▼
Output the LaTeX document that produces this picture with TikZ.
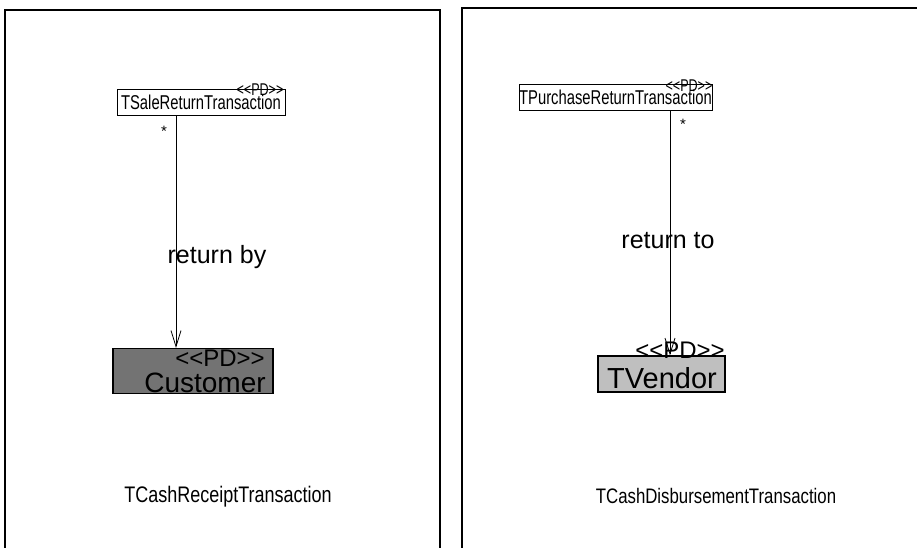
\documentclass[tikz,border=0pt]{standalone}
\usepackage{fontspec}
\setmainfont{Liberation Sans}
\newfontfamily\narrowsans[FakeStretch=0.8]{Liberation Sans}
\newfontfamily\classsans[FakeStretch=0.74]{Liberation Sans}
\usetikzlibrary{arrows.meta, positioning}

\begin{document}
\begin{tikzpicture}[x=1pt, y=-1pt,
    panel/.style={line width=1.2pt},
    classbox/.style={draw, line width=0.9pt, inner sep=0pt, font=\classsans\fontsize{20}{20}\selectfont},
    pdbox/.style={draw, line width=1.2pt, inner sep=0pt},
    stereo/.style={inner sep=0pt, font=\classsans\fontsize{17}{17}\selectfont},
    assoc/.style={line width=0.8pt, -{Straight Barb[length=16pt, width=10pt, line width=0.8pt]}},
    lbl/.style={inner sep=0pt, font=\fontsize{25}{25}\selectfont},
    title/.style={inner sep=0pt, font=\narrowsans\fontsize{22.5}{22.5}\selectfont}]
  \useasboundingbox (0,0) rectangle (917,548);

  % Panels
  \draw[panel] (5,548) -- (5,10) -- (440,10) -- (440,548);
  \draw[panel] (462,548) -- (462,8) -- (917,8);

  % TCashReceiptTransaction
  \node[classbox, minimum width=168pt, minimum height=26pt, text depth=0pt] (sale) at (201,102) {TSaleReturnTransaction};
  \node[stereo] (salept) at (260,90) {{<}{<}PD{>}{>}};
  \node[pdbox, fill=black!55, minimum width=160pt, minimum height=45pt] (cust) at (193,371) {};
  \node[stereo, font=\fontsize{24}{24}\selectfont] (custpt) at (220,358) {{<}{<}PD{>}{>}};
  \node[inner sep=0pt, font=\fontsize{28}{28}\selectfont] (custname) at (205,383) {Customer};
  \draw[assoc] (sale.south -| 176,0) -- (cust.north -| 176,0);
  \node[lbl, font=\fontsize{15}{15}\selectfont] (salestar) at (164,131) {*};
  \node[lbl] (saleby) at (217,257) {return by};
  \node[title] (receipt) at (228,497) {TCashReceiptTransaction};

  % TCashDisbursementTransaction
  \node[classbox, minimum width=193pt, minimum height=26pt, text depth=0pt] (purch) at (615.5,97) {TPurchaseReturnTransaction};
  \node[stereo] (purchpt) at (689,86) {{<}{<}PD{>}{>}};
  \node[pdbox, fill=black!25, minimum width=127pt, minimum height=36pt] (vend) at (661.5,374) {};
  \node[stereo, font=\fontsize{24}{24}\selectfont] (vendpt) at (680,350) {{<}{<}PD{>}{>}};
  \node[inner sep=0pt, font=\fontsize{29}{29}\selectfont] (vendname) at (662,378) {TVendor};
  \draw[assoc] (purch.south -| 670,0) -- (vend.north -| 670,0);
  \node[lbl, font=\fontsize{15}{15}\selectfont] (purchstar) at (683,124) {*};
  \node[lbl] (purchto) at (668,241) {return to};
  \node[title, font=\narrowsans\fontsize{21}{21}\selectfont] (disburse) at (716,496) {TCashDisbursementTransaction};
\end{tikzpicture}
\end{document}
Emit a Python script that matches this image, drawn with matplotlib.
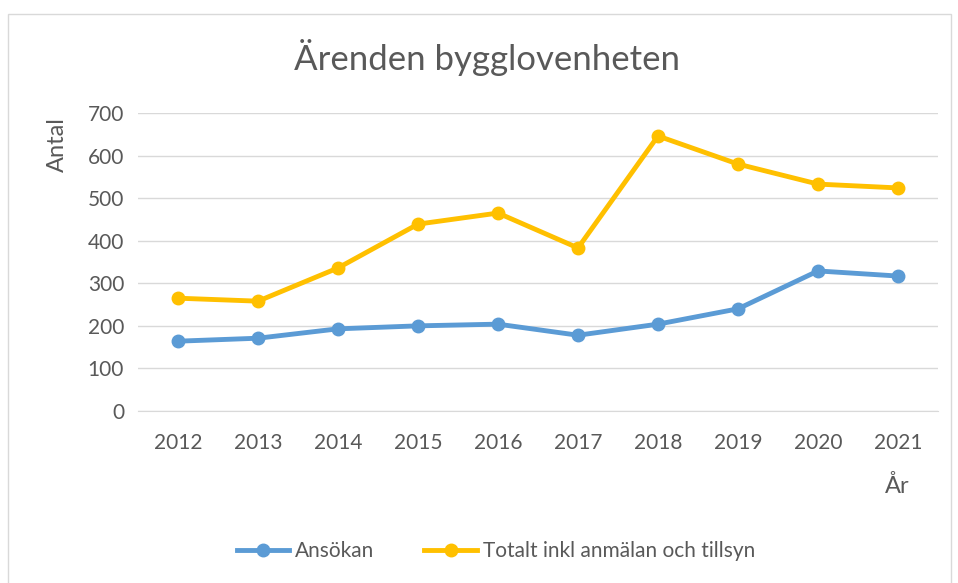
▲
Reproduce all the entries that precede this task, word for word, minus any pictures.

# Solution to this exercise:
Output the LaTeX document that produces this picture with TikZ.
\documentclass[tikz,border=0pt]{standalone}
\usepackage{fontspec}
\setmainfont{Liberation Sans}
\newfontfamily\narrowsans[FakeStretch=0.8]{Liberation Sans}
\newfontfamily\classsans[FakeStretch=0.74]{Liberation Sans}
\usetikzlibrary{arrows.meta, positioning}

\begin{document}
\begin{tikzpicture}[x=1pt, y=-1pt,
    panel/.style={line width=1.2pt},
    classbox/.style={draw, line width=0.9pt, inner sep=0pt, font=\classsans\fontsize{20}{20}\selectfont},
    pdbox/.style={draw, line width=1.2pt, inner sep=0pt},
    stereo/.style={inner sep=0pt, font=\classsans\fontsize{17}{17}\selectfont},
    assoc/.style={line width=0.8pt, -{Straight Barb[length=16pt, width=10pt, line width=0.8pt]}},
    lbl/.style={inner sep=0pt, font=\fontsize{25}{25}\selectfont},
    title/.style={inner sep=0pt, font=\narrowsans\fontsize{22.5}{22.5}\selectfont}]
  \useasboundingbox (0,0) rectangle (917,548);

  % Panels
  \draw[panel] (5,548) -- (5,10) -- (440,10) -- (440,548);
  \draw[panel] (462,548) -- (462,8) -- (917,8);

  % TCashReceiptTransaction
  \node[classbox, minimum width=168pt, minimum height=26pt, text depth=0pt] (sale) at (201,102) {TSaleReturnTransaction};
  \node[stereo] (salept) at (260,90) {{<}{<}PD{>}{>}};
  \node[pdbox, fill=black!55, minimum width=160pt, minimum height=45pt] (cust) at (193,371) {};
  \node[stereo, font=\fontsize{24}{24}\selectfont] (custpt) at (220,358) {{<}{<}PD{>}{>}};
  \node[inner sep=0pt, font=\fontsize{28}{28}\selectfont] (custname) at (205,383) {Customer};
  \draw[assoc] (sale.south -| 176,0) -- (cust.north -| 176,0);
  \node[lbl, font=\fontsize{15}{15}\selectfont] (salestar) at (164,131) {*};
  \node[lbl] (saleby) at (217,257) {return by};
  \node[title] (receipt) at (228,497) {TCashReceiptTransaction};

  % TCashDisbursementTransaction
  \node[classbox, minimum width=193pt, minimum height=26pt, text depth=0pt] (purch) at (615.5,97) {TPurchaseReturnTransaction};
  \node[stereo] (purchpt) at (689,86) {{<}{<}PD{>}{>}};
  \node[pdbox, fill=black!25, minimum width=127pt, minimum height=36pt] (vend) at (661.5,374) {};
  \node[stereo, font=\fontsize{24}{24}\selectfont] (vendpt) at (680,350) {{<}{<}PD{>}{>}};
  \node[inner sep=0pt, font=\fontsize{29}{29}\selectfont] (vendname) at (662,378) {TVendor};
  \draw[assoc] (purch.south -| 670,0) -- (vend.north -| 670,0);
  \node[lbl, font=\fontsize{15}{15}\selectfont] (purchstar) at (683,124) {*};
  \node[lbl] (purchto) at (668,241) {return to};
  \node[title, font=\narrowsans\fontsize{21}{21}\selectfont] (disburse) at (716,496) {TCashDisbursementTransaction};
\end{tikzpicture}
\end{document}
Emit a Python script that matches this image, drawn with matplotlib.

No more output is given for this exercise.